PUBLICATION Journal article

Adaptive Management of the Great Barrier Reef and the Grand Canyon World Heritage Areas

Conventional perceptions of the interactions between people and their environment are rapidly transforming. Old paradigms that view humans as separate from nature, natural resources as inexhaustible or endlessly substitutable, and the world as stable, predictable, and in balance are no longer tenable. New conceptual frameworks are rapidly emerging based on an adaptive approach that focuses on learning and flexible management in a dynamic social-ecological landscape. Using two iconic World Heritage Areas as case studies (the Great Barrier Reef and the Grand Canyon) we outline how an improved integration of the scientific and social aspects of natural resource management can guide the evolution of multiscale systems of governance that confront and cope with uncertainty, risk, and change in an increasingly human-dominated world.

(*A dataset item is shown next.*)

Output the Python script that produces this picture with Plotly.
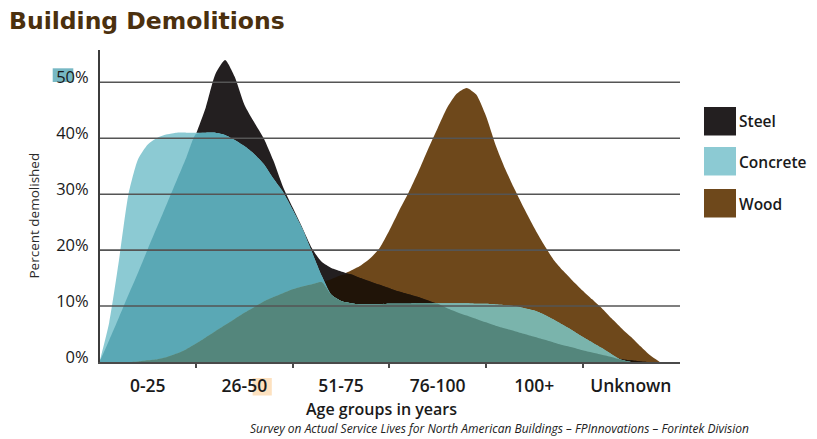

Keywords: adaptive management, coral reefs, social-ecological systems

Hughes, T. P., L. H. Gunderson, C. Folke, A. H. Baird, D. Bellwood, F. Berkes, B. Crona, A. Helfgott, H. Leslie, J. Norberg, M. S. Nystrom, P. Olsson, H. Osterblom, M. Scheffer, H. I. Schuttenberg, R. S. Steneck, M. Tengö, M. Troell, B. N. Walker, J. Wilson, and B. Worm. 2007. Adaptive Management of the Great Barrier Reef and the Grand Canyon World Heritage Areas. Ambio 36(7).